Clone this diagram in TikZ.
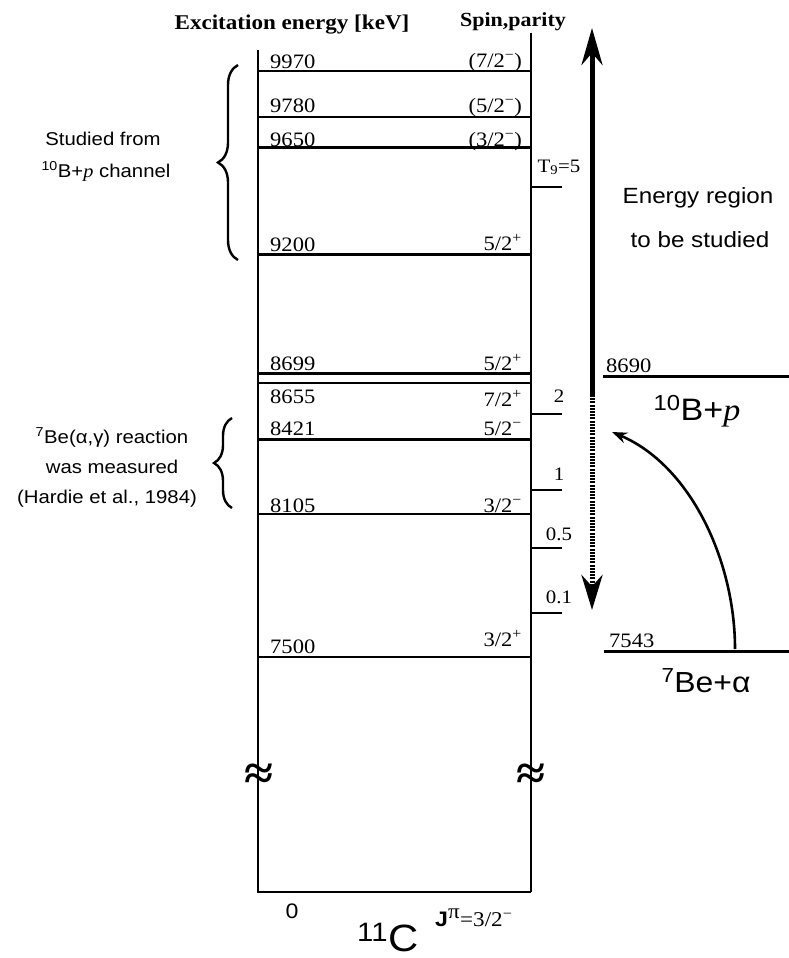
\documentclass[tikz,border=0pt]{standalone}
\usepackage{fontspec}
\setmainfont{Liberation Serif}[FakeStretch=1.1]
\setsansfont{Liberation Sans}[FakeStretch=1.1]
\usepackage{tikz}
\usetikzlibrary{arrows.meta, positioning, decorations.pathreplacing}
\newcommand{\fsz}[1]{\fontsize{#1}{#1}\selectfont}

\tikzset{
  elab/.style={anchor=base west, inner sep=0pt, font=\fsz{20.5}},
  jlab/.style={anchor=base east, inner sep=0pt, font=\fsz{20.5}},
  tlab/.style={anchor=base, inner sep=0pt, font=\fsz{19}},
  annot/.style={anchor=base, inner sep=0pt, font=\sffamily\fsz{18.5}},
  bigannot/.style={anchor=base, inner sep=0pt, font=\sffamily\fsz{22}},
  curlybrace/.style={decorate, decoration={brace, amplitude=#1}, line width=2.4pt},
}

\begin{document}
\begin{tikzpicture}[x=1pt, y=1pt, >=Stealth]
  \useasboundingbox (0,0) rectangle (789,-958);

  % headers
  \node[anchor=base, inner sep=0pt, font=\bfseries\fsz{21}] (hdrexc) at (292,-30) {Excitation energy [keV]};
  \node[anchor=base, inner sep=0pt, font=\bfseries\fsz{20}] (hdrspin) at (513,-27) {Spin,parity};

  % 11C box
  \draw[line width=2pt] (258,-50) -- (258,-892) -- (531,-892);
  \draw[line width=2.5pt] (531,-33) -- (531,-892);
  \node[inner sep=0pt, font=\bfseries\fsz{48}] (breakl) at (259,-777) {≈};
  \node[inner sep=0pt, font=\bfseries\fsz{48}] (breakr) at (531,-777) {≈};

  % levels: line / energy base / energy / spin base / spin / width
  \foreach \y/\b/\e/\s/\j/\w in {
      71/68/9970/67/{(7/2\textsuperscript{−})}/1.6,
      117/112/9780/112/{(5/2\textsuperscript{−})}/1.6,
      147/146/9650/146/{(3/2\textsuperscript{−})}/3,
      254/251/9200/250/{5/2\textsuperscript{+}}/3,
      373/370/8699/370/{5/2\textsuperscript{+}}/3,
      439/435/8421/435/{5/2\textsuperscript{−}}/3,
      514/512/8105/512/{3/2\textsuperscript{−}}/1.6,
      657/653/7500/646/{3/2\textsuperscript{+}}/1.6}{
    \draw[line width=\w pt] (258,-\y) -- (531,-\y);
    \node[elab] (e\e) at (270,-\b) {\e};
    \node[jlab] (j\e) at (522,-\s) {\j};
  }
  \draw[line width=1.6pt] (258,-383) -- (531,-383);
  \node[elab] (e8655) at (270,-403) {8655};
  \node[jlab] (j8655) at (522,-406) {7/2\textsuperscript{+}};

  % temperature marks
  \foreach \y/\b/\t in {187/172/{T\textsubscript{9}=5}, 414/402/2, 490/480/1, 548/540/0.5, 613/603/0.1}{
    \draw[line width=2.5pt] (531,-\y) -- (562,-\y);
    \node[tlab] at (559,-\b) {\t};
  }

  % energy region arrow
  \coordinate (arrtop) at (592,-28);
  \coordinate (arrmid) at (592,-395);
  \coordinate (arrbot) at (592,-610);
  \draw[line width=5pt, -{Stealth[length=37pt, width=21pt]}] (arrmid) -- (arrtop);
  \draw[line width=5pt, dash pattern=on 2pt off 1.2pt, -{Stealth[length=35pt, width=21pt]}] (arrmid) -- (arrbot);
  \node[bigannot] (region1) at (698,-203) {Energy region};
  \node[bigannot] (region2) at (700,-247) {to be studied};

  % thresholds
  \draw[line width=3pt] (603,-376) -- (789,-376);
  \node[elab] (thrbp) at (606,-372) {8690};
  \node[anchor=base, inner sep=0pt, font=\sffamily\fsz{31}] (chbp) at (697,-420) {\textsuperscript{10}B+{\rmfamily\itshape p}};
  \draw[line width=3pt] (604,-651) -- (789,-651);
  \node[elab] (thrba) at (609,-647) {7543};
  \node[anchor=base, inner sep=0pt, font=\sffamily\fsz{29}] (chba) at (706,-692) {\textsuperscript{7}Be+α};
  \coordinate (curvestart) at (735,-649);
  \coordinate (curveend) at (612,-432);
  \draw[line width=2.6pt, -{Stealth[length=15pt, width=11pt]}] (curvestart) .. controls (735,-560) and (690,-465) .. (curveend);

  % left remarks
  \draw[curlybrace=20pt] (238,-260) -- (238,-65);
  \node[annot] (stud1) at (103,-145) {Studied from};
  \node[annot] (stud2) at (106,-177) {\textsuperscript{10}B+{\rmfamily\itshape p} channel};
  \draw[curlybrace=18pt] (232,-508) -- (232,-418);
  \node[annot] (meas1) at (112,-443) {\textsuperscript{7}Be(α,γ) reaction};
  \node[annot] (meas2) at (112,-473) {was measured};
  \node[annot] (meas3) at (107,-503) {(Hardie et al., 1984)};

  % ground state
  \node[anchor=base, inner sep=0pt, font=\sffamily\fsz{21}] (gs0) at (292,-918) {0};
  \node[anchor=base west, inner sep=0pt, font=\sffamily\fsz{38}] (nucl) at (357,-951) {\textsuperscript{11}C};
  \node[anchor=base west, inner sep=0pt, font=\fsz{21}] (gsjp) at (435,-926) {{\sffamily\bfseries J}\textsuperscript{\fsz{21}π}=3/2\textsuperscript{−}};
\end{tikzpicture}
\end{document}
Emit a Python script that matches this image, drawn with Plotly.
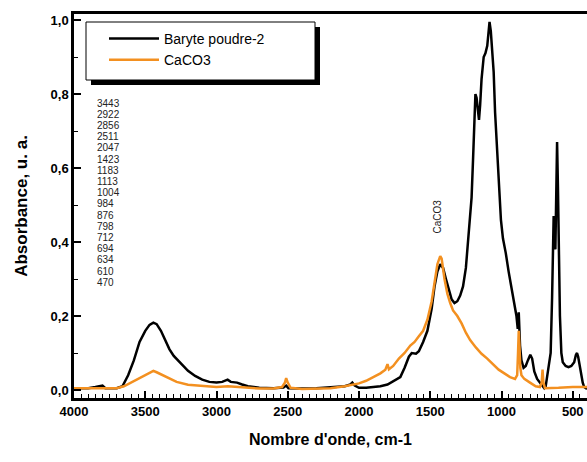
import plotly.graph_objects as go

# ---------------- data ----------------
baryte_wn = [4000, 3900, 3850, 3800, 3780, 3700, 3660, 3620, 3580, 3540, 3500, 3470, 3443, 3420, 3390,
             3360, 3330, 3300, 3270, 3240, 3200, 3150, 3100, 3050, 3000, 2960, 2922, 2900, 2856, 2820,
             2780, 2700, 2600, 2530, 2511, 2495, 2400, 2300, 2200, 2100, 2060, 2047, 2030, 2000, 1950,
             1900, 1850, 1800, 1750, 1710, 1680, 1650, 1630, 1600, 1580, 1550, 1520, 1490, 1470, 1450,
             1430, 1410, 1390, 1370, 1350, 1330, 1310, 1290, 1270, 1250, 1230, 1210, 1200, 1190, 1183,
             1175, 1165, 1158, 1150, 1140, 1125, 1113, 1100, 1090, 1084, 1075, 1065, 1055, 1045, 1030,
             1015, 1004, 990, 984, 970, 950, 930, 910, 895, 886, 879, 870, 860, 845, 830,
             815, 798, 785, 770, 750, 730, 712, 700, 690, 680, 665, 655, 645, 638, 634,
             628, 622, 617, 610, 604, 597, 590, 580, 570, 550, 530, 510, 490, 478, 470,
             462, 450, 440, 430, 420, 400]
baryte_abs = [0.005, 0.005, 0.008, 0.012, 0.005, 0.005, 0.010, 0.040, 0.080, 0.130, 0.160, 0.176, 0.182, 0.178, 0.160,
              0.135, 0.110, 0.092, 0.080, 0.068, 0.052, 0.038, 0.028, 0.022, 0.020, 0.022, 0.028, 0.022, 0.020, 0.015,
              0.010, 0.006, 0.005, 0.007, 0.012, 0.005, 0.004, 0.005, 0.007, 0.010, 0.015, 0.020, 0.012, 0.006, 0.006,
              0.008, 0.010, 0.015, 0.025, 0.035, 0.060, 0.090, 0.100, 0.098, 0.105, 0.130, 0.160, 0.220, 0.280, 0.320,
              0.340, 0.330, 0.300, 0.270, 0.245, 0.235, 0.240, 0.255, 0.280, 0.330, 0.420, 0.520, 0.620, 0.740, 0.800,
              0.790, 0.740, 0.730, 0.770, 0.840, 0.900, 0.910, 0.930, 0.980, 0.995, 0.970, 0.920, 0.860, 0.750, 0.630,
              0.520, 0.460, 0.410, 0.400, 0.370, 0.320, 0.280, 0.240, 0.200, 0.165, 0.210, 0.120, 0.080, 0.060, 0.065,
              0.080, 0.095, 0.085, 0.050, 0.030, 0.020, 0.010, 0.005, 0.010, 0.040, 0.070, 0.100, 0.250, 0.400, 0.470,
              0.420, 0.380, 0.500, 0.670, 0.550, 0.350, 0.200, 0.100, 0.075, 0.065, 0.062, 0.065, 0.075, 0.095, 0.100,
              0.090, 0.060, 0.040, 0.020, 0.008, 0.003]

caco3_wn = [4000, 3800, 3700, 3650, 3600, 3550, 3500, 3460, 3443, 3420, 3380, 3330, 3280, 3200, 3100,
            3000, 2920, 2850, 2700, 2600, 2540, 2520, 2511, 2500, 2480, 2400, 2300, 2200, 2100, 2000,
            1950, 1900, 1850, 1815, 1800, 1790, 1760, 1720, 1680, 1640, 1610, 1580, 1550, 1520, 1490,
            1470, 1450, 1430, 1420, 1400, 1380, 1360, 1340, 1310, 1280, 1250, 1220, 1180, 1140, 1100,
            1060, 1020, 980, 940, 905, 890, 884, 879, 874, 868, 860, 840, 800, 760, 730,
            718, 712, 706, 695, 650, 600, 500, 400]
caco3_abs = [0.005, 0.004, 0.005, 0.010, 0.020, 0.032, 0.042, 0.048, 0.052, 0.048, 0.040, 0.030, 0.022, 0.014, 0.010,
             0.008, 0.010, 0.008, 0.004, 0.004, 0.008, 0.020, 0.032, 0.020, 0.006, 0.003, 0.003, 0.005, 0.010, 0.018,
             0.025, 0.035, 0.045, 0.055, 0.070, 0.056, 0.065, 0.085, 0.100, 0.120, 0.130, 0.145, 0.160, 0.190, 0.240,
             0.290, 0.340, 0.362, 0.355, 0.300, 0.260, 0.235, 0.215, 0.200, 0.180, 0.155, 0.135, 0.115, 0.098, 0.085,
             0.070, 0.055, 0.045, 0.035, 0.030, 0.040, 0.100, 0.160, 0.120, 0.060, 0.040, 0.030, 0.020, 0.010, 0.008,
             0.020, 0.055, 0.020, 0.005, 0.005, 0.006, 0.008, 0.008]

series_names = ["Baryte poudre-2", "CaCO3"]
peak_labels = ["3443", "2922", "2856", "2511", "2047", "1423", "1183", "1113", "1004",
               "984", "876", "798", "712", "694", "634", "610", "470"]
band_label = "CaCO3"
band_label_pos = (1450, 0.47)

x_ticks = [4000, 3500, 3000, 2500, 2000, 1500, 1000, 500]
y_ticks = [0.0, 0.2, 0.4, 0.6, 0.8, 1.0]
y_ticktext = ["0,0", "0,2", "0,4", "0,6", "0,8", "1,0"]

# ---------------- figure ----------------
W, H = 587, 462
L, R, T, B = 74, 0, 14, 64
pw, ph = W - L - R, H - T - B

def px(x):
    return (x - L) / pw

def py(y):
    return (H - B - y) / ph

FONT = "Liberation Sans, Arial, sans-serif"
ORANGE = "#F39020"

fig = go.Figure()
fig.add_trace(go.Scatter(x=baryte_wn, y=baryte_abs, mode="lines", name=series_names[0],
                         line=dict(color="black", width=2.5)))
fig.add_trace(go.Scatter(x=caco3_wn, y=caco3_abs, mode="lines", name=series_names[1],
                         line=dict(color=ORANGE, width=2.5)))

# legend box with shadow
fig.add_shape(type="rect", xref="paper", yref="paper", x0=px(91), x1=px(320), y0=py(85), y1=py(27),
              fillcolor="black", line=dict(width=0), layer="above")
fig.add_shape(type="rect", xref="paper", yref="paper", x0=px(86), x1=px(315), y0=py(80), y1=py(22),
              fillcolor="white", line=dict(color="black", width=1), layer="above")

annotations = []
for i, t in enumerate(peak_labels):
    annotations.append(dict(x=px(95), y=py(103 + i * 11.2), xref="paper", yref="paper", text=t,
                            showarrow=False, xanchor="left", yanchor="middle",
                            font=dict(family=FONT, size=10, color="#222")))
annotations.append(dict(x=band_label_pos[0], y=band_label_pos[1], xref="x", yref="y", text=band_label,
                        showarrow=False, textangle=-90, font=dict(family=FONT, size=10, color="#222")))
fig.update_layout(annotations=annotations)

fig.update_layout(
    width=W, height=H,
    margin=dict(l=L, r=R, t=T, b=B, pad=0),
    paper_bgcolor="white", plot_bgcolor="white",
    showlegend=True,
    legend=dict(x=px(104), y=py(23), xanchor="left", yanchor="top", bgcolor="rgba(0,0,0,0)",
                borderwidth=0, font=dict(family=FONT, size=14, color="black"),
                tracegroupgap=0, itemwidth=50),
    xaxis=dict(range=[4000, 400], tickvals=x_ticks, ticks="inside", ticklen=7, tickwidth=2,
               tickcolor="black", showline=True, linewidth=2.5, linecolor="black", mirror=True,
               showgrid=False, zeroline=False,
               tickfont=dict(family=FONT, size=13, color="black", weight="bold"),
               minor=dict(dtick=50, ticks="inside", ticklen=4, tickwidth=1.2, tickcolor="black", showgrid=False),
               title=dict(text="Nombre d'onde, cm-1", standoff=16,
                          font=dict(family=FONT, size=16, color="black", weight="bold"))),
    yaxis=dict(range=[-0.0216, 1.0162], tickvals=y_ticks, ticktext=y_ticktext, ticks="inside", ticklen=7,
               tickwidth=2, tickcolor="black", showline=True, linewidth=2.5, linecolor="black",
               showgrid=False, zeroline=False,
               tickfont=dict(family=FONT, size=13, color="black", weight="bold"),
               minor=dict(dtick=0.1, ticks="inside", ticklen=4, tickwidth=1.2, tickcolor="black", showgrid=False),
               title=dict(text="Absorbance, u. a.", standoff=19,
                          font=dict(family=FONT, size=17, color="black", weight="bold"))),
)

fig.write_html("out.html")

○ ○ ○ ○ ○

*Stated exercise*. Can the lines from the start of the records through the line with "(breakr) at (531,-777)" be given again exactly, with the pictures left out?

*Exercise answer*.
Clone this diagram in TikZ.
\documentclass[tikz,border=0pt]{standalone}
\usepackage{fontspec}
\setmainfont{Liberation Serif}[FakeStretch=1.1]
\setsansfont{Liberation Sans}[FakeStretch=1.1]
\usepackage{tikz}
\usetikzlibrary{arrows.meta, positioning, decorations.pathreplacing}
\newcommand{\fsz}[1]{\fontsize{#1}{#1}\selectfont}

\tikzset{
  elab/.style={anchor=base west, inner sep=0pt, font=\fsz{20.5}},
  jlab/.style={anchor=base east, inner sep=0pt, font=\fsz{20.5}},
  tlab/.style={anchor=base, inner sep=0pt, font=\fsz{19}},
  annot/.style={anchor=base, inner sep=0pt, font=\sffamily\fsz{18.5}},
  bigannot/.style={anchor=base, inner sep=0pt, font=\sffamily\fsz{22}},
  curlybrace/.style={decorate, decoration={brace, amplitude=#1}, line width=2.4pt},
}

\begin{document}
\begin{tikzpicture}[x=1pt, y=1pt, >=Stealth]
  \useasboundingbox (0,0) rectangle (789,-958);

  % headers
  \node[anchor=base, inner sep=0pt, font=\bfseries\fsz{21}] (hdrexc) at (292,-30) {Excitation energy [keV]};
  \node[anchor=base, inner sep=0pt, font=\bfseries\fsz{20}] (hdrspin) at (513,-27) {Spin,parity};

  % 11C box
  \draw[line width=2pt] (258,-50) -- (258,-892) -- (531,-892);
  \draw[line width=2.5pt] (531,-33) -- (531,-892);
  \node[inner sep=0pt, font=\bfseries\fsz{48}] (breakl) at (259,-777) {≈};
  \node[inner sep=0pt, font=\bfseries\fsz{48}] (breakr) at (531,-777) {≈};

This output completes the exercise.